Shortly after completion, Mr Swain died during a planned heart procedure. The timing of his death gave rise to adverse tax consequences for his daughters, on which Mills & Reeve had not advised.
The daughters sued Mills & Reeve arguing that, had advice been given in relation to the tax implications in the event of Mr Swain’s death, the buy-out would have been deferred until after the operation, avoiding those consequences.
The trial Judge found that Mills & Reeve were under a continuing duty to advise the daughters in the light of changing circumstances. However, he also went on to hold that Mr Swain’s operation came to their attention only by chance and there was no suggestion the procedure was anything other than routine.

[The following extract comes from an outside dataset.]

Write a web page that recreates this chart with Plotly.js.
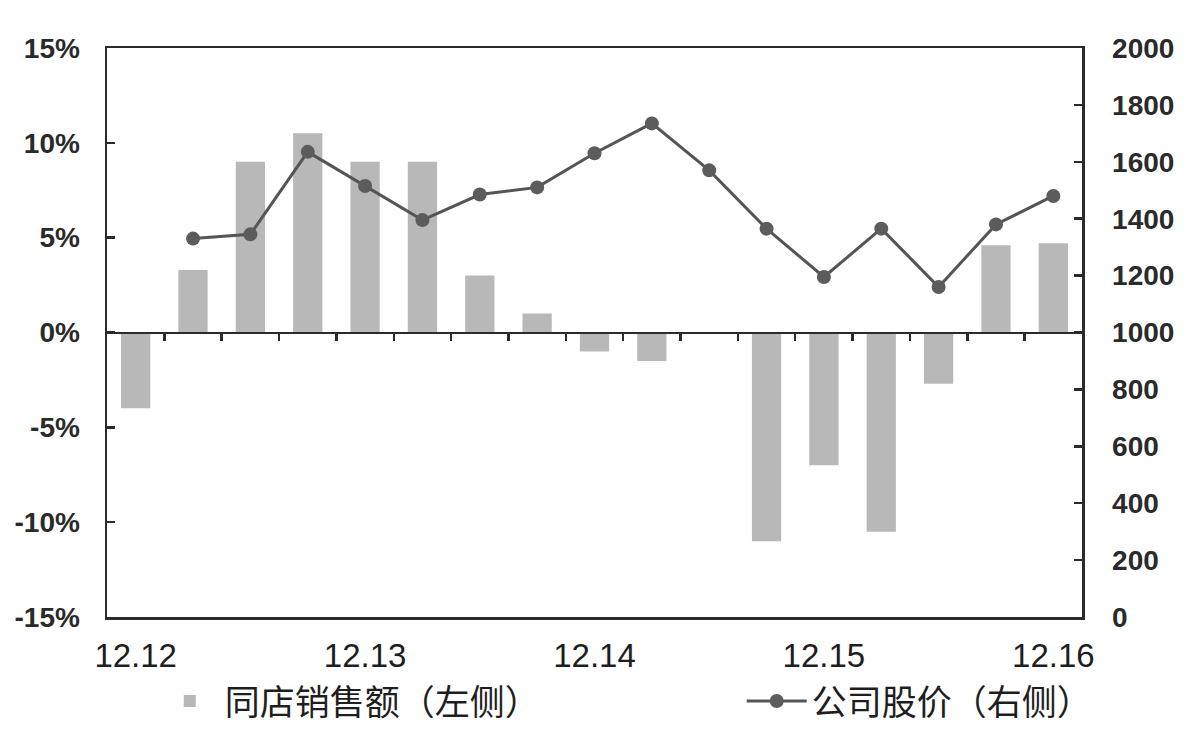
<!DOCTYPE html>
<html>
<head>
<meta charset="utf-8">
<script src="https://cdn.plot.ly/plotly-3.0.1.min.js"></script>
<style>html,body{margin:0;padding:0;background:#fff;}#chart{width:1192px;height:732px;}</style>
</head>
<body>
<div id="chart"></div>
<script>
// Quarter-end months (month.year)
var categories = ['12.12','3.13','6.13','9.13','12.13','3.14','6.14','9.14','12.14','3.15','6.15','9.15','12.15','3.16','6.16','9.16','12.16'];
// Same-store sales growth (%), left axis
var sameStoreSales = [-4.0, 3.3, 9.0, 10.5, 9.0, 9.0, 3.0, 1.0, -1.0, -1.5, 0, -11.0, -7.0, -10.5, -2.7, 4.6, 4.7];
// Company share price, right axis
var sharePrice = [null, 1330, 1345, 1635, 1515, 1395, 1485, 1510, 1630, 1735, 1570, 1365, 1195, 1365, 1160, 1380, 1480];
// Labelled ticks on the x axis
var xTickLabels = ['12.12','12.13','12.14','12.15','12.16'];
var leftTicks = [-15, -10, -5, 0, 5, 10, 15];
var rightTicks = [0, 200, 400, 600, 800, 1000, 1200, 1400, 1600, 1800, 2000];
var seriesNames = ['同店销售额（左侧）', '公司股价（右侧）'];

var boundaries = categories.slice(0, -1).map(function (c, i) { return i + 0.5; });
var ink = '#2b2b2b';
var catRange = [-0.5, categories.length - 0.5];

var traces = [
  {
    type: 'bar', name: seriesNames[0], x: categories, y: sameStoreSales,
    xaxis: 'x', yaxis: 'y', marker: {color: '#b8b8b8'}, legend: 'legend',
    hoverinfo: 'skip'
  },
  {
    type: 'scatter', mode: 'lines+markers', name: seriesNames[1], x: categories, y: sharePrice,
    xaxis: 'x', yaxis: 'y2', line: {color: '#555555', width: 3},
    marker: {color: '#5c5c5c', size: 14}, legend: 'legend2', connectgaps: false,
    hoverinfo: 'skip'
  },
  {
    type: 'scatter', mode: 'none', x: categories, y: sameStoreSales,
    xaxis: 'x2', yaxis: 'y', showlegend: false, hoverinfo: 'skip'
  }
];

var layout = {
  width: 1192, height: 732,
  margin: {l: 107, r: 110, t: 48, b: 115, autoexpand: false},
  paper_bgcolor: '#ffffff', plot_bgcolor: '#ffffff',
  bargap: 0.49,
  showlegend: true,
  xaxis: {
    type: 'category', categoryorder: 'array', categoryarray: categories,
    range: catRange, anchor: 'free', position: 0.5,
    showline: true, linecolor: ink, linewidth: 2.5,
    showticklabels: false, ticks: 'outside', tickmode: 'array', tickvals: boundaries,
    ticklen: 7, tickwidth: 2.5, tickcolor: ink, showgrid: false, zeroline: false, fixedrange: true
  },
  xaxis2: {
    type: 'category', categoryorder: 'array', categoryarray: categories,
    overlaying: 'x', anchor: 'y', side: 'bottom', range: catRange,
    showline: true, mirror: true, linecolor: ink, linewidth: 2.5,
    ticks: '', tickmode: 'array', tickvals: xTickLabels, ticktext: xTickLabels,
    tickfont: {family: 'Liberation Sans, Arial, sans-serif', size: 33, color: '#1e1e1e'},
    ticklabelstandoff: 8, showgrid: false, zeroline: false, fixedrange: true
  },
  yaxis: {
    range: [-15, 15], tickmode: 'array', tickvals: leftTicks,
    ticktext: leftTicks.map(function (v) { return v + '%'; }),
    ticks: 'inside', ticklen: 8, tickwidth: 2.5, tickcolor: ink,
    showline: true, linecolor: ink, linewidth: 2.5,
    tickfont: {family: 'Liberation Sans, Arial, sans-serif', size: 28, color: '#2a2a2a', weight: 'bold'},
    ticklabelstandoff: 19, showgrid: false, zeroline: false, fixedrange: true
  },
  yaxis2: {
    range: [0, 2000], overlaying: 'y', side: 'right', anchor: 'x',
    tickmode: 'array', tickvals: rightTicks,
    ticks: 'inside', ticklen: 8, tickwidth: 2.5, tickcolor: ink,
    showline: true, linecolor: ink, linewidth: 2.5,
    tickfont: {family: 'Liberation Sans, Arial, sans-serif', size: 28, color: '#2a2a2a', weight: 'bold'},
    ticklabelstandoff: 22, showgrid: false, zeroline: false, fixedrange: true
  },
  legend: {
    orientation: 'h', x: 0.049, xanchor: 'left', y: -0.148, yanchor: 'middle',
    font: {family: 'Noto Sans CJK SC, sans-serif', size: 35, color: '#1e1e1e'},
    bgcolor: 'rgba(0,0,0,0)', itemwidth: 60
  },
  legend2: {
    orientation: 'h', x: 0.651, xanchor: 'left', y: -0.148, yanchor: 'middle',
    font: {family: 'Noto Sans CJK SC, sans-serif', size: 35, color: '#1e1e1e'},
    bgcolor: 'rgba(0,0,0,0)', itemwidth: 60
  }
};

Plotly.newPlot('chart', traces, layout, {staticPlot: true, displayModeBar: false});
</script>
</body>
</html>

No advice was sought concerning the possibility of his death and there was no duty to advise deferring completion until after the heart procedure. Accordingly, the claim was dismissed and the daughters were ordered to pay half of Mills & Reeve’s costs.
The Court of Appeal dismissed the daughters’ appeal, concluding that the Judge was entirely right to attach great weight to the fact that the email indicating Mr Swain’s procedure only came to Mills & Reeve’s attention by them being copied into it and that he was not seeking any advice in light of the operation. There was also nothing in the email to cause or require Mills & Reeve to give further advice.
Mills & Reeve were also successful in their cross-appeal on costs against a finding by the Judge that they had been unreasonable in declining to mediate. After reiterating that when a party reasonably believed they had a watertight case, it might be reasonable to refuse to mediate, the Court of Appeal went on to state that this remained true even if their defence did not succeed on some issues.
The scope of a solicitor’s retainer, and the nature and extent of the duties arising, will invariably depend on the facts of the particular case. Similarly, what a solicitor should identify as issues that may require further advice, absent a request from their client, will depend on their nature and the manner in which they come to their attention.
This decision will be welcomed by solicitors and their insurers, rejecting as it does what might be considered a claim based strongly on hindsight and one that, had it been successful, would have placed an onerously high standard on solicitors to identify issues on which advice might be required in circumstances where it was not apparent and had not been sought.
Interesting also is the recognition that a party need not mediate a fundamentally flawed claim simply out of fear of being penalised on costs. While mediation can be an effective method of encouraging compromise, where a party (especially a defendant) holds a reasonably held belief that the other side’s case is hopeless, it can serve only to add a substantial layer of costs to a dispute. This decision may provide confident parties with the comfort to refuse mediation if it serves no practical purpose.